English was meant to sound out consonant-based languages. These require the specification of enunciation because of the existence of multiple word-end options in those languages.

As shown in the Zimbabwe and England example, the word-ends of Shona are one of five, namely ‘a’, ‘e’, ‘i’, ‘o’ and ‘u’

Those of the English language can end with any of the letters of the alphabet.

Thus, the English writing, in its current form, is perfect for English enunciation and pronunciation specification.

But the Shona language only carries multiple alphabet randomisations at the beginnings of syllables.

This feat makes it hard to dictate Shona words that are written in English letters.

The brain takes time to process word components like ‘nzve’, thus leading the reader to read Shona relatively slower than he or she reads English.

Ideally, ‘nzv’– should be a one letter word, with a vowel marker for ‘—e’.  

Nzvenzvana’ is a three not 10-letter word. 

Shona must be written in the same way it is spoken.

Fortunately, the ancient Sabaic characters found at the Machema site in Mapungubwe were used to fit the requirements of Ethiopian languages. 

The characters were allocated vowel markers and this makes the Ethiopian characters called Ge’ez compatible to Shona and other southern Bantu languages.

These vowel markers were inspired by Arabic, which employed them for vowel specification purposes.

Arabic is the Shemitic language with the most similarities to Hamitic languages like Shona. 

The prefix ‘mu-’ which is used in words like ‘murimi’ (farmer), munyori (writer) and so on, is found carrying the same meaning in Arabic words like Muhammad (praised one), mujahadin (struggler) and so on.

The Ethiopic script is beautiful, especially when written free hand. 

It is rooted in the earliest of written languages and, through this, it has hieroglyphic origins which can be used as pneumatic devices for ease of memory.

For example, the character ‘s’ , from the Hebrew word sin (zino) which means tooth, actually came from a drawing of teeth.

After all the character evolutions, the character retained its basic shape which still reminds the reader of teeth and thus the sound of ‘s’, which begins in the word sin.

After a decade of studying oriental and Shemitic languages and writings, I am happy to inform the reader that Shona can now be written in a language besides the English base.

Beforehand, I had resorted to using the Japanese characters called Katakana which were reserved for words that were foreign to the Japanese.

The Japanese talk like the Shona and their writings flow in the same way they talk. 

Though I used these characters to write chiShona in the same way the Japanese Ambassador does when he recites the Zimbabwean national anthem, I could not find a historical connection between Japanese writing and the Shona language. 

Also, the strokes were too many and the styles too complex for fellow Zimbabweans who hadn’t studied in the east to read, write or understand.

It was none other than the Sabaic characters that had previously entered the region of Southern Africa and were in the possession of the Remba or Lemba people whose ancestors were from Saba, but were maternally and thus ethnically Karanga and/or Venda.

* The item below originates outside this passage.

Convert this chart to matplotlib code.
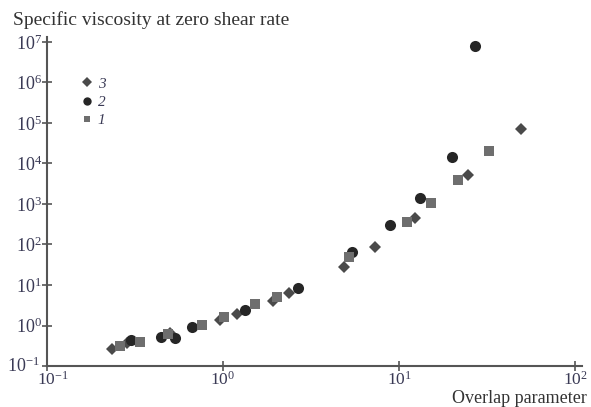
import matplotlib
matplotlib.use("Agg")
import matplotlib.pyplot as plt
from matplotlib.ticker import NullLocator, FixedLocator
from matplotlib.transforms import ScaledTranslation

plt.rcParams['font.family'] = ['Liberation Serif', 'DejaVu Serif']
plt.rcParams['mathtext.fontset'] = 'custom'
plt.rcParams['mathtext.rm'] = 'Liberation Serif'
plt.rcParams['mathtext.it'] = 'Liberation Serif:italic'

# Series 3 (diamonds)
x3 = [0.233, 0.284, 0.50, 0.96, 1.2, 1.93, 2.38, 4.89, 7.3, 12.3, 24.5, 49.3]
y3 = [0.258, 0.36, 0.64, 1.37, 1.92, 4.1, 6.2, 28.3, 88, 459, 5200, 7.1e4]
# Series 2 (circles)
x2 = [0.30, 0.443, 0.534, 0.664, 1.33, 2.65, 5.38, 8.9, 13.2, 20.1, 27.0]
y2 = [0.44, 0.53, 0.50, 0.93, 2.41, 8.28, 66.5, 303, 1380, 1.42e4, 8.1e6]
# Series 1 (squares)
x1 = [0.26, 0.338, 0.49, 0.757, 1.01, 1.51, 2.02, 5.2, 11.1, 15.2, 21.5, 32.6]
y1 = [0.316, 0.40, 0.60, 1.03, 1.65, 3.33, 5.1, 48, 353, 1040, 3900, 2.07e4]

xticks = [0.1, 1, 10, 100]
xticklabels = ['$10^{-1}$', '$10^{0}$', '$10^{1}$', '$10^{2}$']
yticks = [0.1, 1, 10, 100, 1e3, 1e4, 1e5, 1e6, 1e7]
yticklabels = ['$10^{-1}$', '$10^{0}$', '$10^{1}$', '$10^{2}$', '$10^{3}$',
               '$10^{4}$', '$10^{5}$', '$10^{6}$', '$10^{7}$']

fig = plt.figure(figsize=(5.91, 4.07), dpi=100)
ax = fig.add_axes([0.0795, 0.1007, 0.9055, 0.8083])
ax.set_xscale('log')
ax.set_yscale('log')
ax.set_xlim(0.1, 10 ** 2.04)
ax.set_ylim(0.1, 10 ** 7.12)

ax.plot(x3, y3, linestyle='none', marker='D', markersize=6.5, color='#4a4a4a',
        markeredgewidth=0, label='3')
ax.plot(x2, y2, linestyle='none', marker='o', markersize=8, color='#262626',
        markeredgewidth=0, label='2')
ax.plot(x1, y1, linestyle='none', marker='s', markersize=6.5, color='#6e6e6e',
        markeredgewidth=0, label='1')

for s in ['top', 'right']:
    ax.spines[s].set_visible(False)
for s in ['left', 'bottom']:
    ax.spines[s].set_color('#555555')
    ax.spines[s].set_linewidth(1.5)

ax.xaxis.set_major_locator(FixedLocator(xticks))
ax.set_xticklabels(xticklabels)
ax.yaxis.set_major_locator(FixedLocator(yticks))
ax.set_yticklabels(yticklabels)
ax.xaxis.set_minor_locator(NullLocator())
ax.yaxis.set_minor_locator(NullLocator())
ax.tick_params(axis='both', which='major', direction='inout', length=7,
               width=1.2, color='#555555', labelsize=13, labelcolor='#3a3a55')
ax.tick_params(axis='y', pad=0)
ax.tick_params(axis='x', pad=0, labelsize=12.5)

# nudge the two corner labels apart so they do not collide
xl0 = ax.get_xticklabels()[0]
xl0.set_transform(xl0.get_transform() + ScaledTranslation(6 / 100, 0, fig.dpi_scale_trans))
yl0 = ax.get_yticklabels()[0]
yl0.set_transform(yl0.get_transform() + ScaledTranslation(-2 / 100, 2 / 100, fig.dpi_scale_trans))

leg = ax.legend(loc='upper left', bbox_to_anchor=(0.035, 0.92), frameon=False,
                prop={'family': 'Liberation Serif', 'style': 'italic', 'size': 11},
                handletextpad=0.2, labelspacing=0.3, handlelength=1.0,
                markerscale=0.75)
for t in leg.get_texts():
    t.set_color('#3a3a55')

fig.text(0.022, 0.951, 'Specific viscosity at zero shear rate', fontsize=14,
         color='#333333', ha='left', va='center')
fig.text(0.993, 0.01, 'Overlap parameter', fontsize=13, color='#333333',
         ha='right', va='baseline')

fig.savefig('out.png', dpi=100)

The accounts of the Queen of Sheba, ruling Ophir as part of her ginormous hegemony and hosting Afro-Asiatic people like Hiram of Tyre and Solomon of Israel, should therefore not be doubted because a pre-colonial stone temple with a Shemitic writing stands in the south of Africa.

This is a heritage of writing that our ancestors left for us to rediscover and selfishly use to express our mother tongue in writing.

Ethiopic is the Hamitic derivative of Sabaic and it is currently used by more than a 100 million people in and out of Ethiopia.

Adopting it as a writing in Zimbabwe and other Bantu-speaking regions will empower a fellow African writing as opposed to English which is a colonial one.

This will allow Africans to operate and communicate without interference from the West as long as they speak in Shona and write it in Sabaic/Ethiopic form.

The language and writing compatibility and symbiosis is sound.

Shona will become faster to read after people programme their minds to understand each character, its aesthetic history and the vowel markers.

This will further enrich the Shona language and leverage its modernisation, which is greatly required if Africans are to ever experience a renaissance in the fields of the arts and sciences.

Expressing oneself in a foreign tongue and expressing one’s own language in a foreign writing are the factors that are limiting the intellectual growth of Africans, and thus their development

Rather, this empowers the former colonisers, such as the French and British, whose languages and writings we continue to use to express ourselves.